A frequent critic of Radio Insights responded to our brief post regarding Pandora’s precipitous decline by noting:
That looks exactly like the Amazon.com post-IPO performance. Did anyone here by (sic) Amazon at $26 a share? It's now worth $186 a share, by the way.
Certainly no one can predict what Pandora shares will be worth tomorrow let alone years from now. So it may ultimately become another Amazon.
Then again, it is just as likely to become another Pets.com, Netscape, or any one of the burst bubbles of the dotcom period.
What we can say for sure is that Pandora’s performance thus far has been nothing like Amazon’s in the months following its IPO in 1997.
As the graph at left clearly shows, Amazon shares took off, and didn’t start tanking until the dotcom bubble burst in late 1999.
It took nearly four years and a recession for Amazon shares to return to near it’s IPO price, something Pandora accomplished in two day’s time.
Pandora's rise and fall shows that a wildly popular service can still represent a bad investment. Investment professionals wonder whether Pandora can be profitable given onerous royalties the service is required to pay.

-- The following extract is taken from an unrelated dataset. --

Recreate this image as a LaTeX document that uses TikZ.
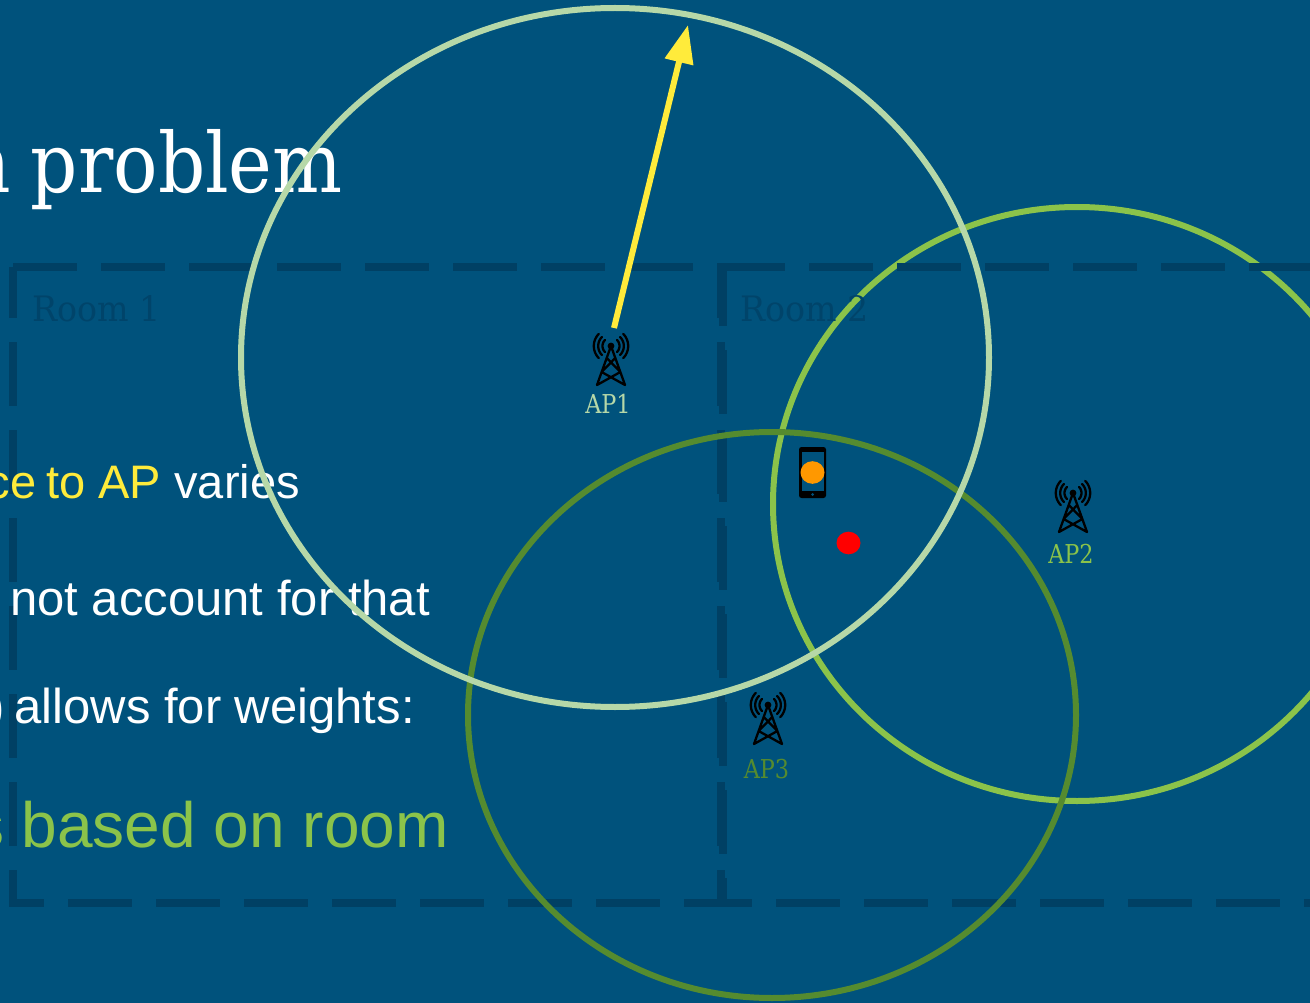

Questions about Pandora's profit potential also hang over the debate over broadcast streaming. If Pandora can't make any money streaming, how likely is it that broadcast groups can?
Bloomberg recently noted that at its peak Pandora’s value on paper reached over $2 billion, exceeding the valuation of the top ten radio groups combined.
Those ten groups generated combined revenues of over $8 billion last year compared to Pandora’s $167 million.
Yes, Pandora is growing rapidly, and radio is mature, but doesn’t it seem just a little optimistic to think that Pandora can deliver financial success anywhere close to what a $2 billion valuation implies?
But if you’re as optimistic as our critic, it might be a great time to mortgage the farm to buy Pandora at these bargain-basement prices.